Further calculations, the details of which the reader may find in Prof. Winchell’s work,(1641) bring Houghton to an approximation of the sedimentary age of the globe—11,700,000 years. These figures are found too small by the author, who forthwith extends them to 37,000,000 years.

Again, according to Croll,(1642) 2,500,000 years “represents the time since the beginning of the Tertiary age” in one work; and according to another modification of his view, 15,000,000 only have elapsed since the beginning of the Eocene period,(1643) this, being the first of the three Tertiary periods, leaves the student suspended between two‐and‐a‐half and fifteen millions. But if one has to hold to the former moderate figures, then the whole incrusted age of the world would be 131,600,000 years.(1644)

As the last Glacial period extended from 240,000 to 80,000 years ago (Prof. Croll’s view), therefore, man must have appeared on Earth from 100,000 to 120,000 years ago. But, as says Prof. Winchell with reference to the antiquity of the Mediterranean race:

It is generally believed to have made its appearance during the later decline of the continental glaciers. It does not concern, however, the antiquity of the Black and Brown races, since there are numerous evidences of their existence in more southern regions, in times remotely pre‐glacial.(1645)

As a specimen of geological _certainty_ and _agreement_, these figures also may be added. Three authorities—Messrs. T. Belt, F.G.S., Robert Hunt, F.R.S., and J. Croll, F.R.S.,—in estimating the time that has elapsed since the Glacial epoch, give figures that vary to an almost incredible extent:

Belt: 20,000 years. Hunt: 80,000 years Croll: 240,000 years(1646)

No wonder that Mr. Pengelly confesses that:

It is at present and perhaps always will be impossible to reduce, even approximately, geological time into years or even into millenniums.

A wise word of advice from the Occultists to the gentlemen Geologists; they ought to imitate the cautious example of Masons. As chronology, they say, cannot measure the era of the creation, therefore, their “Antient and Primitive Rite” uses 000,000,000 as the nearest approach to reality.

The same uncertainty, contradictions and disagreement reign on all other subjects.

The scientific authorities on the Descent of Man are again, for all practical purposes, a delusion and a snare. There are many Anti‐Darwinists in the British Association, and Natural Selection begins to lose ground. Though at one time the saviour, which seemed to rescue the learned theorists from a final intellectual collapse into the abyss of fruitless hypothesis, it begins to be distrusted. Even Mr. Huxley is showing signs of truancy, and thinks “natural selection _not the sole_ factor”:

We greatly suspect that she [Nature] does make considerable jumps in the way of variation now and then, and that these saltations give rise to some of the gaps which appear to exist in the series of known forms.(1647)

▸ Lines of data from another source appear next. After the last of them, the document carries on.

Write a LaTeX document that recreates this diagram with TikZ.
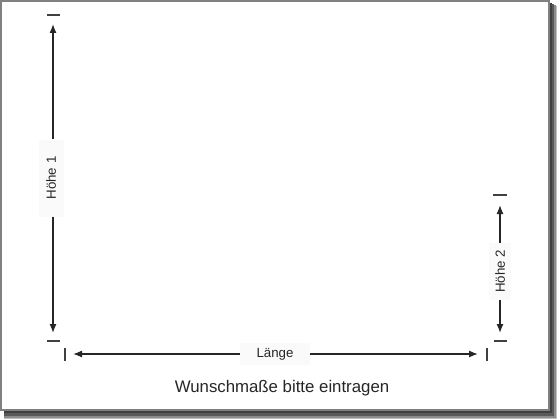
\documentclass[tikz,border=0pt]{standalone}
\usepackage{fontspec}
\setmainfont{Liberation Sans}
\usetikzlibrary{arrows.meta}
\begin{document}
\begin{tikzpicture}[x=1pt,y=-1pt,
  dimline/.style={line width=1.3pt, color=black!85, -{Latex[length=9pt,width=7pt]}},
  tickline/.style={line width=1.4pt, color=black!75},
  dimlabel/.style={font=\fontsize{13.3}{15}\selectfont, text=black!85, fill=black!2, inner sep=0pt},
  frame/.style={draw=black!50, line width=1.8pt, fill=white}]
\useasboundingbox (0,0) rectangle (560,420);
\fill[white] (0,0) rectangle (560,420);
% shadow
\fill[black!25] (4,6) rectangle (557,419);
\fill[black!45] (4,5) rectangle (555.5,417.5);
\fill[black!65] (4,4) rectangle (553.5,415.5);
\fill[black!75] (4,3) rectangle (551.5,413);
\draw[frame] (1,1) rectangle (549,410);
% Höhe 1
\node[dimlabel, rotate=90, minimum width=77pt, minimum height=25pt] (h1) at (51,178) {Höhe 1};
\coordinate (h1top) at (53,24);
\coordinate (h1bot) at (53,333);
\draw[dimline] (h1.east -| h1top) -- (h1top);
\draw[dimline] (h1.west -| h1bot) -- (h1bot);
\coordinate (t1a) at (47,15); \coordinate (t1b) at (60,15);
\draw[tickline] (t1a) -- (t1b);
\coordinate (t2a) at (47,341); \coordinate (t2b) at (60,341);
\draw[tickline] (t2a) -- (t2b);
% Höhe 2
\node[dimlabel, rotate=90, minimum width=57pt, minimum height=22pt] (h2) at (500,271.5) {Höhe 2};
\coordinate (h2top) at (500,205);
\coordinate (h2bot) at (500,333);
\draw[dimline] (h2.east -| h2top) -- (h2top);
\draw[dimline] (h2.west -| h2bot) -- (h2bot);
\coordinate (t3a) at (493,195); \coordinate (t3b) at (507,195);
\draw[tickline] (t3a) -- (t3b);
\coordinate (t4a) at (494,341); \coordinate (t4b) at (507,341);
\draw[tickline] (t4a) -- (t4b);
% Länge
\node[dimlabel, minimum width=70pt, minimum height=22pt] (l) at (275,354) {Länge};
\coordinate (lleft) at (73,354);
\coordinate (lright) at (478,354);
\draw[dimline] (l.west) -- (lleft);
\draw[dimline] (l.east) -- (lright);
\coordinate (t5a) at (65,348); \coordinate (t5b) at (65,361);
\draw[tickline] (t5a) -- (t5b);
\coordinate (t6a) at (487,348); \coordinate (t6b) at (487,361);
\draw[tickline] (t6a) -- (t6b);
% caption
\node[font=\fontsize{16.8}{19}\selectfont, text=black!85, inner sep=0pt] (cap) at (282,388) {Wunschmaße bitte eintragen};
\end{tikzpicture}
\end{document}
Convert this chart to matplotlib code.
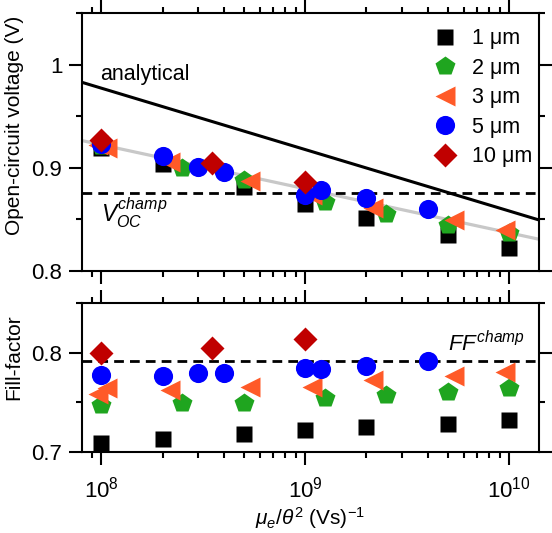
import matplotlib
matplotlib.use("Agg")
import matplotlib.pyplot as plt
from matplotlib.lines import Line2D
from matplotlib.ticker import LogLocator, MultipleLocator, LogFormatterSciNotation, NullFormatter

plt.rcParams['font.family'] = ['Liberation Sans', 'DejaVu Sans']
plt.rcParams['mathtext.fontset'] = 'custom'
plt.rcParams['mathtext.rm'] = 'Liberation Sans'
plt.rcParams['mathtext.it'] = 'Liberation Sans:italic'
plt.rcParams['mathtext.bf'] = 'Liberation Sans:bold'

# ---------------- data ----------------
labels = ['1 μm', '2 μm', '3 μm', '5 μm', '10 μm']

sq_x = [1e8, 2e8, 5e8, 1e9, 2e9, 5e9, 1e10]
sq_voc = [0.919, 0.904, 0.881, 0.865, 0.851, 0.835, 0.822]
sq_ff = [0.709, 0.713, 0.718, 0.722, 0.725, 0.728, 0.732]

pent_x = [1e8, 2.5e8, 5e8, 1.25e9, 2.5e9, 5e9, 1e10]
pent_voc = [0.921, 0.900, 0.888, 0.867, 0.855, 0.845, 0.837]
pent_ff = [0.747, 0.749, 0.749, 0.754, 0.757, 0.760, 0.764]

tri_x = [0.97e8, 1.07e8, 2.17e8, 5.4e8, 1.08e9, 2.15e9, 5.4e9, 9.6e9]
tri_voc = [0.922, 0.919, 0.906, 0.887, 0.874, 0.861, 0.849, 0.840]
tri_ff = [0.758, 0.764, 0.762, 0.765, 0.765, 0.772, 0.776, 0.781]

circ_x = [1e8, 2e8, 3e8, 4e8, 1e9, 1.2e9, 2e9, 4e9]
circ_voc = [0.923, 0.911, 0.901, 0.896, 0.874, 0.878, 0.871, 0.860]
circ_ff = [0.777, 0.776, 0.780, 0.780, 0.785, 0.784, 0.787, 0.792]

diam_x = [1e8, 3.5e8, 1e9]
diam_voc = [0.927, 0.905, 0.886]
diam_ff = [0.800, 0.805, 0.814]

analytical_x = [8.0e7, 1.4e10]
analytical_voc = [0.983, 0.8495]
fit_x = [8.0e7, 1.4e10]
fit_voc = [0.9265, 0.8308]
voc_champ = 0.876
ff_champ = 0.792

# ---------------- styles ----------------
series = [
    (sq_x, sq_voc, sq_ff, 's', '#000000', 12),
    (pent_x, pent_voc, pent_ff, 'p', '#1fa51f', 15),
    (tri_x, tri_voc, tri_ff, '<', '#ff5a28', 14.5),
    (circ_x, circ_voc, circ_ff, 'o', '#0000ff', 13.8),
    (diam_x, diam_voc, diam_ff, 'D', '#c00000', 12.5),
]

fig = plt.figure(figsize=(5.52, 5.33), dpi=100)
ax1 = fig.add_axes([0.148, 0.4916, 0.828, 0.484])
ax2 = fig.add_axes([0.148, 0.152, 0.828, 0.2796])

FS = 15.5
xmin, xmax = 8.03e7, 1.4e10

for ax in (ax1, ax2):
    ax.set_xscale('log')
    ax.set_xlim(xmin, xmax)
    for s in ax.spines.values():
        s.set_linewidth(1.5)
    ax.tick_params(which='both', direction='out', top=True, right=True, width=1.5,
                   labelsize=16, pad=4.5)
    ax.tick_params(which='major', length=9.5)
    ax.tick_params(which='minor', length=4.5)
    ax.xaxis.set_major_locator(LogLocator(base=10, numticks=10))
    ax.xaxis.set_minor_locator(LogLocator(base=10, subs=range(2, 10), numticks=20))
    ax.xaxis.set_minor_formatter(NullFormatter())

# top panel lines
ax1.plot(fit_x, fit_voc, color='#c8c8c8', lw=2.3, zorder=1)
ax1.plot(analytical_x, analytical_voc, color='black', lw=2.2, zorder=1)
ax1.axhline(voc_champ, color='black', lw=2.0, ls=(0, (3.5, 2.2)), zorder=1)
ax2.axhline(ff_champ, color='black', lw=2.0, ls=(0, (3.5, 2.2)), zorder=1)

handles = []
for i, (x, v, f, m, c, ms) in enumerate(series):
    ax1.plot(x, v, ls='none', marker=m, ms=ms, color=c, mec='none', zorder=3 + i)
    ax2.plot(x, f, ls='none', marker=m, ms=ms, color=c, mec='none', zorder=3 + i)
    handles.append(Line2D([], [], ls='none', marker=m, ms=ms, color=c, mec='none'))

ax1.set_ylim(0.8, 1.05)
ax1.yaxis.set_minor_locator(MultipleLocator(0.05))
ax1.set_yticks([0.8, 0.9, 1.0])
ax1.set_yticklabels(['0.8', '0.9', '1'])
ax1.tick_params(axis='x', which='both', labelbottom=False)

ax2.set_ylim(0.7, 0.85)
ax2.set_yticks([0.7, 0.8])
ax2.set_yticklabels(['0.7', '0.8'])
ax2.yaxis.set_minor_locator(MultipleLocator(0.05))
ax2.xaxis.set_major_formatter(LogFormatterSciNotation())
ax2.tick_params(axis='x', which='major', pad=8)

ax1.set_ylabel('Open-circuit voltage (V)', fontsize=15)
ax1.yaxis.set_label_coords(-0.127, 0.566)
ax2.set_ylabel('Fill-factor', fontsize=15)
ax2.yaxis.set_label_coords(-0.127, 0.634)
ax2.set_xlabel(r'$\mu_e/\theta^2$ (Vs)$^{-1}$', fontsize=15, labelpad=2)

ax1.text(0.99e8, 0.9855, 'analytical', fontsize=FS, va='baseline', ha='left')
ax1.text(1.0e8, 0.8476, r'$V_{OC}^{champ}$', fontsize=16.5, va='baseline', ha='left')
ax2.text(5.04e9, 0.8013, r'$FF^{champ}$', fontsize=16, va='baseline', ha='left')

ax1.legend(handles, labels, loc='upper right', bbox_to_anchor=(0.985, 0.94),
           frameon=False, fontsize=FS, numpoints=1, handlelength=1.0,
           handletextpad=0.75, labelspacing=0.39, borderpad=0, borderaxespad=0)

fig.savefig('out.png', dpi=100)
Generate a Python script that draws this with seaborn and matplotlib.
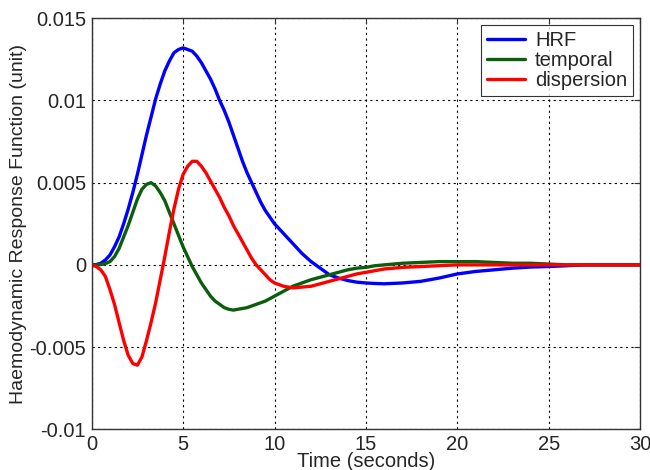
import seaborn as sns
import matplotlib
matplotlib.use("Agg")
from matplotlib import pyplot as plt

time = [0, 0.25, 0.5, 0.75, 1, 1.25, 1.5, 1.75, 2, 2.25,
        2.5, 2.75, 3, 3.25, 3.5, 3.75, 4, 4.25, 4.5, 4.75,
        5, 5.25, 5.5, 5.75, 6, 6.25, 6.5, 6.75, 7, 7.25,
        7.5, 7.75, 8, 8.25, 8.5, 8.75, 9, 9.25, 9.5, 9.75,
        10,
        10.5, 11, 11.5, 12, 12.5, 13, 13.5, 14, 14.5, 15, 15.5, 16,
        17, 18, 19, 20, 21, 22, 23, 24, 25, 26, 27, 28, 29, 30]

hrf = [0, 0.00002, 0.0001, 0.0003, 0.0006, 0.0011, 0.0017, 0.0025, 0.0034, 0.0044,
       0.0055, 0.0067, 0.0079, 0.0090, 0.0101, 0.0110, 0.0118, 0.0124, 0.0129, 0.0131,
       0.0132, 0.0131, 0.0130, 0.0127, 0.0123, 0.0118, 0.0113, 0.0107, 0.0100, 0.0094,
       0.0087, 0.0079, 0.0071, 0.0063, 0.0056, 0.0050, 0.0044, 0.0038, 0.0033, 0.0029,
       0.0025,
       0.0019, 0.0013, 0.0007, 0.0002, -0.0002, -0.0006, -0.0008, -0.00095, -0.00105, -0.0011, -0.00113, -0.00115,
       -0.0011, -0.0010, -0.0008, -0.00055, -0.0004, -0.0003, -0.0002, -0.00013, -0.0001, -0.00005, 0, 0, 0, 0]

temporal = [0, 0, 0.00002, 0.00008, 0.0002, 0.0005, 0.0010, 0.0017, 0.0024, 0.0032,
            0.0040, 0.0046, 0.0049, 0.0050, 0.0048, 0.0044, 0.0039, 0.0032, 0.0025, 0.0018,
            0.0011, 0.0005, -0.0001, -0.0006, -0.0011, -0.0015, -0.0019, -0.0022, -0.0024, -0.0026,
            -0.0027, -0.00275, -0.0027, -0.00265, -0.0026, -0.0025, -0.0024, -0.0023, -0.0022, -0.00205,
            -0.0019,
            -0.0016, -0.0013, -0.0011, -0.0009, -0.00075, -0.0006, -0.00045, -0.0003, -0.0002, -0.00015, -0.00005, 0.0,
            0.0001, 0.00015, 0.0002, 0.0002, 0.0002, 0.00015, 0.0001, 0.0001, 0.00005, 0, 0, 0, 0, 0]

dispersion = [0, -0.0001, -0.0003, -0.0007, -0.0015, -0.0024, -0.0035, -0.0046, -0.0055, -0.0060,
              -0.0061, -0.0056, -0.0046, -0.0035, -0.0023, -0.0009, 0.0005, 0.0020, 0.0034, 0.0046,
              0.0055, 0.0060, 0.0063, 0.0063, 0.0060, 0.0056, 0.0051, 0.0046, 0.0041, 0.0035,
              0.0030, 0.0024, 0.0019, 0.0014, 0.0009, 0.0004, 0.0000, -0.0003, -0.0006, -0.0009,
              -0.0011,
              -0.0013, -0.0014, -0.00135, -0.0013, -0.00115, -0.0010, -0.00085, -0.0007, -0.00055, -0.00045, -0.00035, -0.00025,
              -0.00015, -0.0001, -0.00005, 0, 0, 0, 0, 0, 0, 0, 0, 0, 0, 0]

yticks = [-0.01, -0.005, 0, 0.005, 0.01, 0.015]
ytick_labels = ["-0.01", "-0.005", "0", "0.005", "0.01", "0.015"]
xticks = [0, 5, 10, 15, 20, 25, 30]

sns.set_style("white")
plt.rcParams['font.family'] = ['Liberation Sans', 'DejaVu Sans']

fig = plt.figure(figsize=(6.5, 4.7), dpi=100)
ax = fig.add_axes([0.141, 0.0866, 0.844, 0.8745])

sns.lineplot(x=time, y=hrf, color="#0000ff", lw=2.4, ax=ax, label="HRF")
sns.lineplot(x=time, y=temporal, color="#0b5e0b", lw=2.4, ax=ax, label="temporal")
sns.lineplot(x=time, y=dispersion, color="#ff0000", lw=2.4, ax=ax, label="dispersion")

ax.set_xlim(0, 30)
ax.set_ylim(-0.01, 0.015)
ax.set_xticks(xticks)
ax.set_yticks(yticks)
ax.set_yticklabels(ytick_labels)
ax.tick_params(direction="in", length=4, labelsize=14.5, top=True, right=True,
               color="#333333")
ax.tick_params(axis="x", pad=4)
ax.tick_params(axis="y", pad=4)
ax.grid(True, linestyle=(0, (2, 3)), color="black", linewidth=0.8)
for s in ax.spines.values():
    s.set_color("#333333")
    s.set_linewidth(1.0)

ax.set_xlabel("Time (seconds)", fontsize=14.5, labelpad=-1)
ax.set_ylabel("Haemodynamic Response Function (unit)", fontsize=14, labelpad=2)

leg = ax.legend(loc="upper right", fontsize=14.5, frameon=True, fancybox=False,
                handlelength=1.9, borderpad=0.3, labelspacing=0.05, borderaxespad=0.35,
                handletextpad=0.5)
leg.get_frame().set_edgecolor("black")
leg.get_frame().set_linewidth(0.8)

fig.savefig("out.png", dpi=100)
plt.close()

Again, C. R. Bree, M.D., argues in this wise in considering the fatal gaps in Mr. Darwin’s theory:

It must be again called to mind that the intermediate forms must have been vast in numbers.... Mr. St. George Mivart believes that change in evolution may occur more quickly than is generally believed; but Mr. Darwin sticks manfully to his belief, and again tells us “_natura non facit saltum_.”(1648)

Herein the Occultists are at one with Mr. Darwin.

Esoteric teaching fully corroborates the idea of Nature’s slowness and dignified progression. “Planetary impulses” are all periodical. Yet this Darwinian theory, correct as it is in minor particulars, agrees no more with Occultism than with Mr. Wallace, who, in his _Contributions to the Theory of Natural Selection_, shows pretty conclusively that something _more_ than Natural Selection is requisite to produce physical man.

Let us, meanwhile, examine the _scientific_ objections to this scientific theory, and see what they are.

Mr. St. George Mivart is found arguing that:

It will be a moderate computation to allow 25,000,000 for the deposit of the strata down to and including the Upper Silurian. If, then, the evolutionary work done during this deposition only represents a hundredth part of the sum total, we shall require 2,500,000,000 (two thousand five hundred million) years for the complete development of the whole animal kingdom to its present state. Even one quarter of this, however, would far exceed the time which physics and astronomy seem able to allow for the completion of the process.

Finally, a difficulty exists as to the reason of the absence of rich fossiliferous deposits in the oldest strata—if life was then as abundant and varied, as, on the Darwinian theory, it must have been. Mr. Darwin himself admits “the case at present must remain inexplicable; and this may be truly urged as a valid argument against the views” entertained in his book.

Thus, then, we find a remarkable (and on Darwinian principles all but inexplicable) absence of minutely graduated transitional forms. All the most marked groups—bats, pterodactyles, chelonians, ichthyosaurians, amoura, etc.—appear at once upon the scene. Even the horse, the animal whose pedigree has been probably best preserved, affords no conclusive evidence of specific origin by significant fortuitous variations; while some forms, as the labyrinthodonts and trilobites, which seemed to exhibit gradual change, are shown by further investigation to do nothing of the sort.... All these difficulties are avoided if we admit that new forms of animal life of all degrees of complexity appear from time to time with comparative suddenness, being evolved according to laws in part depending on surrounding conditions, in part internal—similar to the way in which crystals (and, perhaps from recent researches, the lowest forms of life) build themselves up according to the internal laws of their component substance, and in harmony and correspondence with all environing influences and conditions.(1649)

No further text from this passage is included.